Proposal 1 (Nasdaq Proposal) asks shareholders to approve the issuance of up to 486,264 new common shares at an exercise price of $0.01 under June 12, 2025 warrants held by Blue Owl Capital affiliates and to permit lenders to convert a new term loan into common stock pursuant to a comprehensive Refinancing Agreement. This conversion right would become exercisable on the earlier of (x) 12 months after the Special Meeting, (y) June 30, 2026, or (z) an event of default.
Proposal 2 (Adjournment Proposal) allows the meeting to be adjourned or postponed if additional time is needed to secure votes for Proposal 1.
The Board unanimously recommends voting “FOR” both items. Failure to approve Proposal 1 would constitute an immediate event of default under the Refinancing Agreement.

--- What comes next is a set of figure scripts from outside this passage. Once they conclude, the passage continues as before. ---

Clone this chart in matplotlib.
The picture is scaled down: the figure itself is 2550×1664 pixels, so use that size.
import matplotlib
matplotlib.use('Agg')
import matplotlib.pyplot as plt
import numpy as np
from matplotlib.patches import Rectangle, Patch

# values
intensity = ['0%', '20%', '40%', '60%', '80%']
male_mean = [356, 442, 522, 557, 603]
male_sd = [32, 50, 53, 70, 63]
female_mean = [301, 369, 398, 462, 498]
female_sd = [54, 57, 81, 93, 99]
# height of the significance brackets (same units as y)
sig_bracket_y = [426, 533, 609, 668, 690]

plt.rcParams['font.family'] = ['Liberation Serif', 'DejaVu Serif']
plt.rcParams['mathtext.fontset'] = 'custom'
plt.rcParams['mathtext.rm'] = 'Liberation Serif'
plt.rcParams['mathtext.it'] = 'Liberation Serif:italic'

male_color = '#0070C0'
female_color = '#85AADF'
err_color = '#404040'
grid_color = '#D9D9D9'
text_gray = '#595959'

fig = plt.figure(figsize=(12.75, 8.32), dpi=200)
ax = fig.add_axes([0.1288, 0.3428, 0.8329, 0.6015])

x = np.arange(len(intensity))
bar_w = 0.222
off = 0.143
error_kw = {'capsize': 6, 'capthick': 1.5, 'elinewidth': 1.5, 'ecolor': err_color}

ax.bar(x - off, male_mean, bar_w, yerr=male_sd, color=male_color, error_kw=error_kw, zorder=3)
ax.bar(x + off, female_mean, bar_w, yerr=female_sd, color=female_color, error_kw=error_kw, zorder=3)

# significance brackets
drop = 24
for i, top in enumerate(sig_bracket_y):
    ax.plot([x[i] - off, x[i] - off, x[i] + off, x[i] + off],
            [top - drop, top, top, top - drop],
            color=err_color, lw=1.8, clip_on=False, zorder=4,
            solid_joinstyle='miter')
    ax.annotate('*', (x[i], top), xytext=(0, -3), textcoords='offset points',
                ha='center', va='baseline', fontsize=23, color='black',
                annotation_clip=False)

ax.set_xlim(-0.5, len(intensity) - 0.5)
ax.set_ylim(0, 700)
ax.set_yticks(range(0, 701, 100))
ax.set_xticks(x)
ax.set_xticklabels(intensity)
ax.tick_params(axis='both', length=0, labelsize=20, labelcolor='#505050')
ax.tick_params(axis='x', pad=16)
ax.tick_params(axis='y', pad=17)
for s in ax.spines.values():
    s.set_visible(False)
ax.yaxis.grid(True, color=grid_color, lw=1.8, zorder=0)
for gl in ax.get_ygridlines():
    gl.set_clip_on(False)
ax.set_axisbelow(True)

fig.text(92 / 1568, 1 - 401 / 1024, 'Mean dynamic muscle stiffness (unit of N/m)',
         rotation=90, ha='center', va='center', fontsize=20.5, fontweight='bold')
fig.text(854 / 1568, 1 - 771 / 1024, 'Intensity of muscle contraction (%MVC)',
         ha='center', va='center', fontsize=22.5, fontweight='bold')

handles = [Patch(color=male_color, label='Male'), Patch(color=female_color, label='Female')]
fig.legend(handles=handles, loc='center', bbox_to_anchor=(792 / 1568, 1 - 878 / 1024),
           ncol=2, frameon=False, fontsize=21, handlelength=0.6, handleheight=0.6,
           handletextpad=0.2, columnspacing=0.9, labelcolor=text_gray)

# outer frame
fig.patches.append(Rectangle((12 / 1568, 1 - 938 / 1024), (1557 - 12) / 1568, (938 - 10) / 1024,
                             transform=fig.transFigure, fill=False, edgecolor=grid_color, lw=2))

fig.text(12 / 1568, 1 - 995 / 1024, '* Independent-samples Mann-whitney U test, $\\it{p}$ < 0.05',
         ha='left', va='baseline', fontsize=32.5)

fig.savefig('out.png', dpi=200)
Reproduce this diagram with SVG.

In that scenario the company would lose borrowing capacity, face accelerated repayment, and risk foreclosure on substantially all assets—conditions the proxy statement warns could force Katapult into bankruptcy.
Record date is June 16, 2025. Proxy materials are being mailed and posted online around June 26, 2025. Stockholders are urged to vote via Internet, phone, or mail even if they plan to attend the virtual meeting.
Key takeaways for investors
- The share issuance and loan-conversion rights are prerequisites for a vital refinancing that replaces the existing credit facility maturing June 4, 2025.
- Blue Owl acquired the prior lender’s position, and approval aligns terms with Nasdaq Listing Rules 5635(b)&(d).
- Rejection of Proposal 1 materially heightens liquidity risk and threatens the firm’s ability to continue operations.